Where does he rank as a defender in the years Wright has been associated with the program, going back to when Wright was with Rollie Massimino?

"He's the best I've seen here since I was an assistant with Gary Massey," Wright said, referring to the 1987-88 Big East defensive player of the year. "He can get so many things done. … Just his ability there defensively at the next level makes him valuable."

But his defense is not close to the whole story: Bridges rarely takes bad shots. In fact, he shot 54.9 percent from the field last season. He went nearly two months without missing a free throw, shooting 51 of 56 from the line (91.1 percent) — a huge jump from his first season, when he shot 78.7 percent.

"My mom used to make me do push-ups every time I missed a free throw in high school," Bridges said.

He did the push-ups when he got home. That is no longer an issue.

Bridges' three-point shooting went from 29.9 percent in his first season to 39.3 percent. And he is deadly on corner threes, which have become so in vogue in the NBA because they are just 22 feet, as opposed to the 23-9 beyond the corners.

Bridges is not unmindful of the NBA talk, but he is in no particular hurry, either.

"I really don't look at stuff like that," he said. "It's a good thing to know people realize how hard I play. … I just focus on what can I do to make my team better. Looking at stuff like that is not going to help me or help us."
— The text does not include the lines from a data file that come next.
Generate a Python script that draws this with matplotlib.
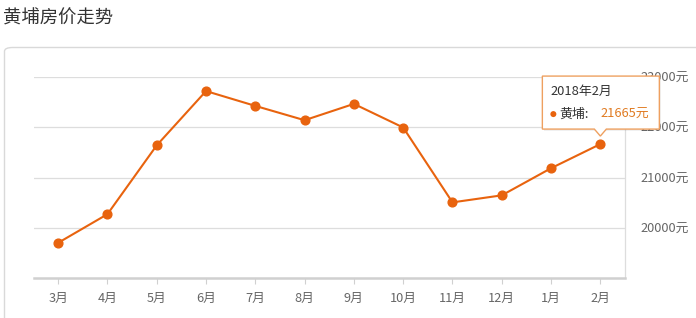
import matplotlib
matplotlib.use("Agg")
import matplotlib.pyplot as plt
from matplotlib.patches import FancyBboxPatch, Polygon, Circle

plt.rcParams["font.family"] = ["Noto Sans CJK SC", "DejaVu Sans"]

# data
months = ["3月", "4月", "5月", "6月", "7月", "8月", "9月", "10月", "11月", "12月", "1月", "2月"]
prices = [19700, 20270, 21640, 22720, 22425, 22140, 22465, 21995, 20505, 20645, 21185, 21665]
y_ticks = [20000, 21000, 22000, 23000]
title = "黄埔房价走势"
tip_date = "2018年2月"
tip_name = "黄埔:"

LINE = "#e8630e"
W, H = 696, 318

fig = plt.figure(figsize=(W / 100, H / 100), dpi=100)

# outer panel with rounded corner
panel = FancyBboxPatch((4.5 / W, -0.2), 1.2, (H - 47.5) / H + 0.2,
                       boxstyle="round,pad=0,rounding_size=0.012",
                       transform=fig.transFigure, fc="white", ec="#d9d9d9", lw=1, zorder=-5)
fig.patches.append(panel)
fig.text(3 / W, 1 - 19 / H, title, fontsize=13.2, color="#333333", va="center", ha="left")

ax = fig.add_axes([33.5 / W, (H - 278) / H, 591.5 / W, 201 / H])
ax.set_facecolor("none")
x = list(range(len(months)))
ax.plot(x, prices, color=LINE, lw=1.5, marker="o", ms=6.3, mec=LINE, mfc=LINE, zorder=3)

ax.set_xlim(-0.5, len(months) - 0.5)
ax.set_ylim(19000, 23000)
ax.set_xticks(x)
ax.set_xticklabels(months)
ax.set_yticks(y_ticks)
ax.set_yticklabels([f"{v}元" for v in y_ticks])
ax.yaxis.tick_right()
ax.grid(axis="y", color="#dddddd", lw=0.9)
ax.set_axisbelow(True)

for s in ["top", "left"]:
    ax.spines[s].set_visible(False)
ax.spines["right"].set_color("#dddddd")
ax.spines["right"].set_linewidth(0.9)
ax.spines["bottom"].set_color("#d0d0d0")
ax.spines["bottom"].set_linewidth(1.8)

ax.tick_params(axis="x", length=4, color="#d0d0d0", labelsize=9.2, labelcolor="#666666", pad=6)
ax.tick_params(axis="y", length=0, labelsize=9.2, labelcolor="#666666", pad=11)

# tooltip anchored above the last point
fig.canvas.draw()
px, py = ax.transData.transform((x[-1], prices[-1]))
tip_y = py + 8
bx0, bx1 = px - 58, px + 59
by0, by1 = tip_y + 7, tip_y + 60
shadow = Polygon([(bx0 + 1.5, by0 - 1.5), (bx1 + 1.5, by0 - 1.5), (bx1 + 1.5, by1 - 1.5), (bx0 + 1.5, by1 - 1.5)],
                 closed=True, transform=None, fc="#000000", alpha=0.06, ec="none", zorder=9)
box = Polygon([(bx0, by0), (px - 6, by0), (px, tip_y), (px + 6, by0), (bx1, by0),
               (bx1, by1), (bx0, by1)], closed=True, transform=None,
              fc="white", ec="#eea060", lw=1, zorder=10)
fig.patches.extend([shadow, box])
fig.text((bx0 + 8) / W, (by1 - 15) / H, tip_date, fontsize=9.3, color="#333333",
         va="center", ha="left", zorder=11)
fig.patches.append(Circle((bx0 + 11, by0 + 15), 3, transform=None, fc=LINE, ec="none", zorder=11))
fig.text((bx0 + 17) / W, (by0 + 15) / H, tip_name, fontsize=9.3, color="#333333",
         va="center", ha="left", zorder=11)
fig.text((bx0 + 58) / W, (by0 + 15) / H, f"{prices[-1]}元", fontsize=9.3, color="#e07b22",
         va="center", ha="left", zorder=11)

fig.savefig("out.png", dpi=100)
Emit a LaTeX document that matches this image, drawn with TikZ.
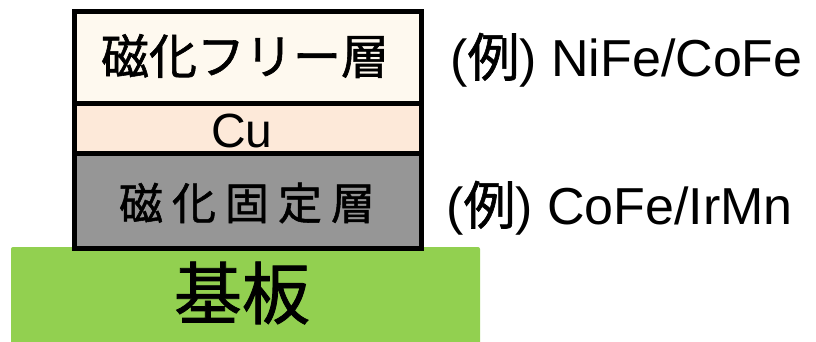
\documentclass[tikz,border=0pt]{standalone}
\usepackage{fontspec}
\setmainfont{Liberation Sans}
\newfontfamily\cjk[FakeBold=1.2]{Noto Sans CJK JP}
\newfontfamily\cjkl{Noto Sans CJK JP}
\definecolor{creamc}{HTML}{FEF9EF}
\definecolor{cuc}{HTML}{FDE9D9}
\definecolor{grayc}{HTML}{969696}
\definecolor{greenc}{HTML}{92D050}
\begin{document}
\begin{tikzpicture}[x=1pt,y=-1pt,
  layer/.style={draw=black,line width=5pt},
  lbl/.style={inner sep=0pt,anchor=west,font=\fontsize{52}{54}\selectfont}]
\useasboundingbox (0,0) rectangle (816,342);
% substrate
\fill[greenc,rounded corners=2pt] (11,247) rectangle (480,350);
\node[inner sep=0pt,font=\cjk\fontsize{68}{70}\selectfont] (sub) at (242,293) {基板};
% layers
\fill[creamc] (74.5,11.5) rectangle (421.5,104);
\fill[cuc] (74.5,104) rectangle (421.5,153.5);
\fill[grayc] (74.5,153.5) rectangle (421.5,248);
\draw[layer] (74.5,11.5) rectangle (421.5,248);
\draw[layer] (74.5,104) -- (421.5,104);
\draw[layer] (74.5,153.5) -- (421.5,153.5);
\node[inner sep=0pt,font=\cjk\fontsize{48}{50}\selectfont] (free) at (245,56) {磁化フリー層};
\node[inner sep=0pt,font=\fontsize{48}{50}\selectfont] (cu) at (242,131) {Cu};
\node[inner sep=0pt,font=\cjk\fontsize{44}{46}\selectfont] (fixed) at (247,203) {磁\hspace{9pt}化\hspace{9pt}固\hspace{9pt}定\hspace{9pt}層};
% labels
\node[lbl] (ex1) at (450,60) {({\cjk 例}) NiFe/CoFe};
\node[lbl] (ex2) at (446,208) {({\cjk 例}) CoFe/IrMn};
\end{tikzpicture}
\end{document}
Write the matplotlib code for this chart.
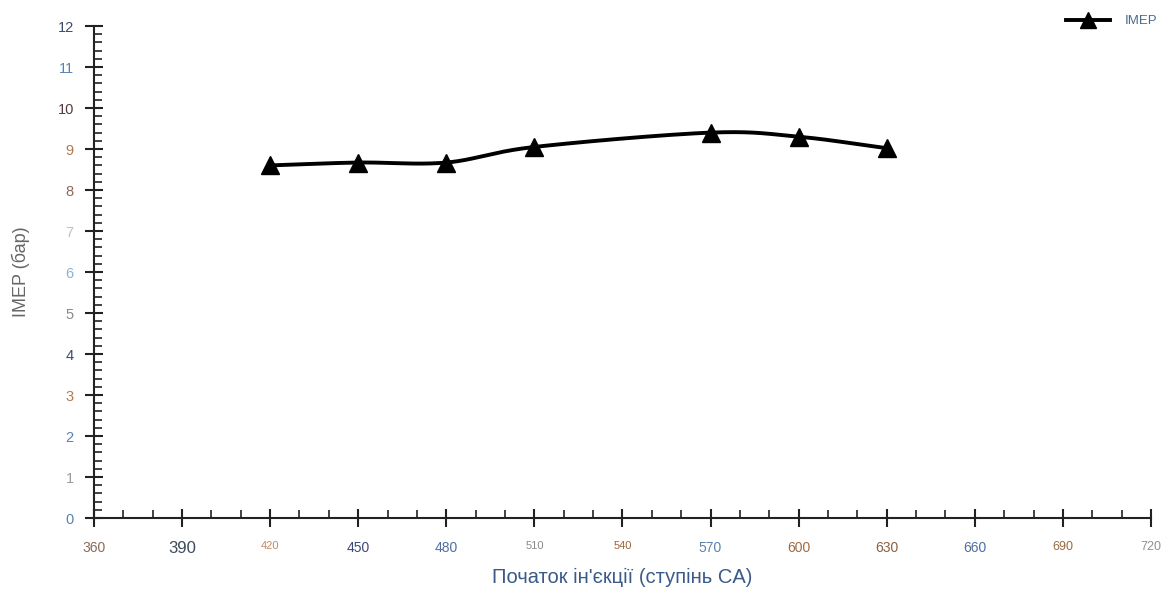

At Great Valley, Bridges scored 1,340 points, grabbed 511 rebounds, and had 158 assists, 158 blocks and 97 steals. He was an athletic marvel then and now.

There was no plan to redshirt Bridges.

"In the summer before his freshman year, he was playing extremely well," Wright said. "We were thinking, 'This kid is going to play a lot.' As we got into the fall, the grind of the fall preseason started to get to him physically; he started to get banged around. He was really thin. We were actually thinking he could get hurt. It was that drastic of a swing.

"He saw it. We saw it. He needed the year to get stronger. It wasn't that he wasn't talented enough or skilled enough — he was getting physically beat up. We just knew he needed to be stronger to be effective in Big East play. He knew it, too."

Bridges has been more than strong enough since he took the court in a Villanova uniform, starting with the 2015-16 national-championship season.

The NBA scouts "really like him," Wright said. "This summer, he went to the Nike camp and the Adidas camp and did really well. I really think he's got the potential to be an even better NBA player. He's reaching his potential, but he's not there yet."

Wright credits Great Valley coach Jim Nolan with "doing an amazing job of teaching him how to play without the ball."

So he fit in immediately at Villanova, Wright said, "cutting, slashing, running the floor, and with a good jump shot."

And Bridges has worked really hard on that jumper. It must be respected, which gives him opportunities to fly to the rim, where he is a devastating finisher.

Wright likes Bridges the person even more than his game.

"As humble and as coachable as any kid we've ever had," Wright said.

Now, as a fourth-year junior, Mikal Bridges is one of the older players on a team that will once again start off in the Top 10. It is impossible to top the ending to his first Villanova season on the court, when the Wildcats won the national championship in Houston. But whenever it ends for Bridges, there likely won't be doubt that he has played to his absolute maximum potential.